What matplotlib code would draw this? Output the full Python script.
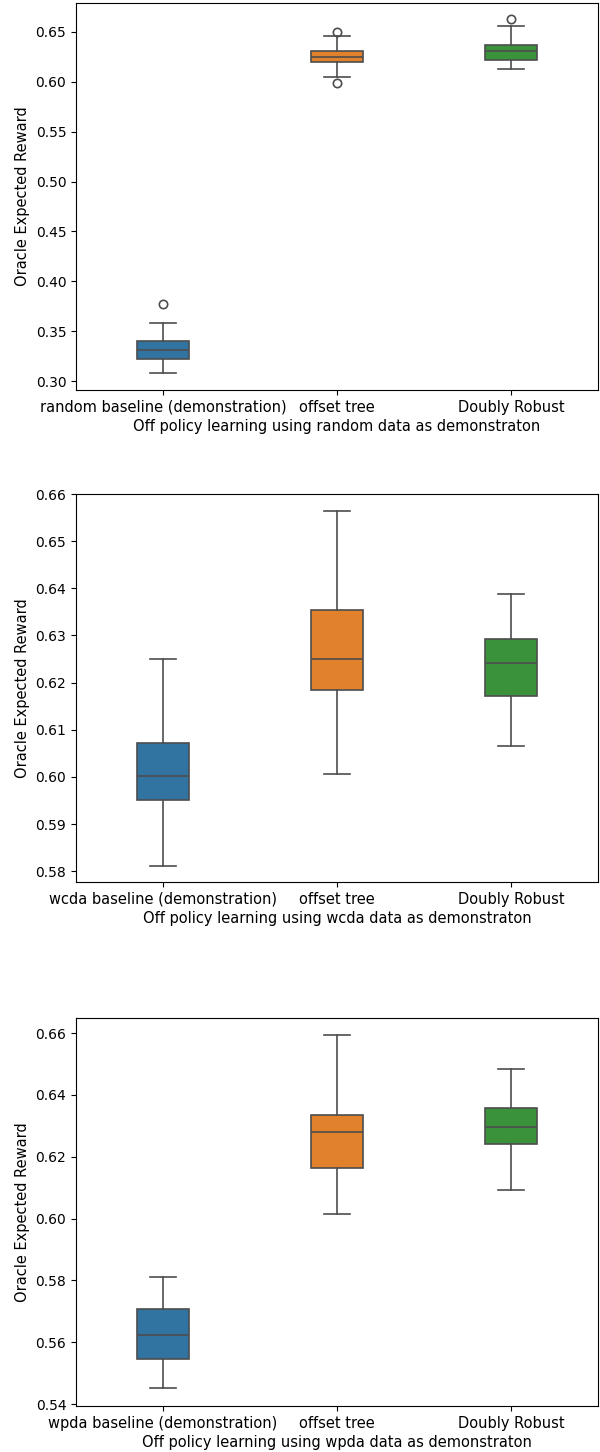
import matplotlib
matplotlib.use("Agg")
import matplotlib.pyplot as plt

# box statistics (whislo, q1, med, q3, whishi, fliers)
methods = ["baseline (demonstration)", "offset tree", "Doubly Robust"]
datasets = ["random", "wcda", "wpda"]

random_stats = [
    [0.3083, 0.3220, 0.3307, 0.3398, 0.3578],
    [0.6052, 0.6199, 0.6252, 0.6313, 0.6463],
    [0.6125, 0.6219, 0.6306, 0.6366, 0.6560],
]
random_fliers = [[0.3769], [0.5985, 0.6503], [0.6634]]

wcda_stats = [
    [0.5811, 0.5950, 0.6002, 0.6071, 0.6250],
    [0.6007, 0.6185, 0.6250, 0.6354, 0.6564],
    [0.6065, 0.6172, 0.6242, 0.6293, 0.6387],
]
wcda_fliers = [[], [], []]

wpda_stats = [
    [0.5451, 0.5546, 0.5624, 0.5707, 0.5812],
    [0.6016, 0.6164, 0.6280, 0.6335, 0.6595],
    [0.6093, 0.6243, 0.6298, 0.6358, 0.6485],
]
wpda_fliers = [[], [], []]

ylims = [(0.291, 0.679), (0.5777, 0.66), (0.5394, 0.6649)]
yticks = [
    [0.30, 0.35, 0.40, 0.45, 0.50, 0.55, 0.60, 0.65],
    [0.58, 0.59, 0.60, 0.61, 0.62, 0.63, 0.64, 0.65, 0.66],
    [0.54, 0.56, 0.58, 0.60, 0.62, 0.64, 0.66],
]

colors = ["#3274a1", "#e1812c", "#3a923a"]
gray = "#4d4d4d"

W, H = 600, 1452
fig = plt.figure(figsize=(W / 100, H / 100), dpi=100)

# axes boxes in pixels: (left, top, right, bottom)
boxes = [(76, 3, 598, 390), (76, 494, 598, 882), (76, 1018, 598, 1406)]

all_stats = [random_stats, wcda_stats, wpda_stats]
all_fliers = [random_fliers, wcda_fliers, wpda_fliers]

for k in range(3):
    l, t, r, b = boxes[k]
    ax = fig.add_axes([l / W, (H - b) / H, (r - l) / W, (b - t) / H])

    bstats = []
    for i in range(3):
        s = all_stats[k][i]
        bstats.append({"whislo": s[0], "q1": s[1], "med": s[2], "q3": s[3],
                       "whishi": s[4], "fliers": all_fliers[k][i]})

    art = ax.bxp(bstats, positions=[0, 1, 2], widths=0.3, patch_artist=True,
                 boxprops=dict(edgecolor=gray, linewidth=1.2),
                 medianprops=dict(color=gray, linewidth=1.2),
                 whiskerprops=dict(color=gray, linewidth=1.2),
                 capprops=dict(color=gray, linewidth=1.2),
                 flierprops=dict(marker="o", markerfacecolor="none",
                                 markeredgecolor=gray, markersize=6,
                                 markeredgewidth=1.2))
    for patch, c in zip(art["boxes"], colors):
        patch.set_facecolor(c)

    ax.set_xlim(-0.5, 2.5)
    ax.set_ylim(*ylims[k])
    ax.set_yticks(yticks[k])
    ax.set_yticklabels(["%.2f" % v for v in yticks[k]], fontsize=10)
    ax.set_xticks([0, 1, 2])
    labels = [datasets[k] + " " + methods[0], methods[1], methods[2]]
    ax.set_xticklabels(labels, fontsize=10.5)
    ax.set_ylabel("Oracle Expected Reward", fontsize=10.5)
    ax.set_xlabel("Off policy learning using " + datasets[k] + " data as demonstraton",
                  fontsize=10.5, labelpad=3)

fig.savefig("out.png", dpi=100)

◆ WHAT THE TASK REQUIRES: Search the lines for the word "matplotlib" and report how many contain it, by number only.

◆ ANSWER FOR THE TASK: 4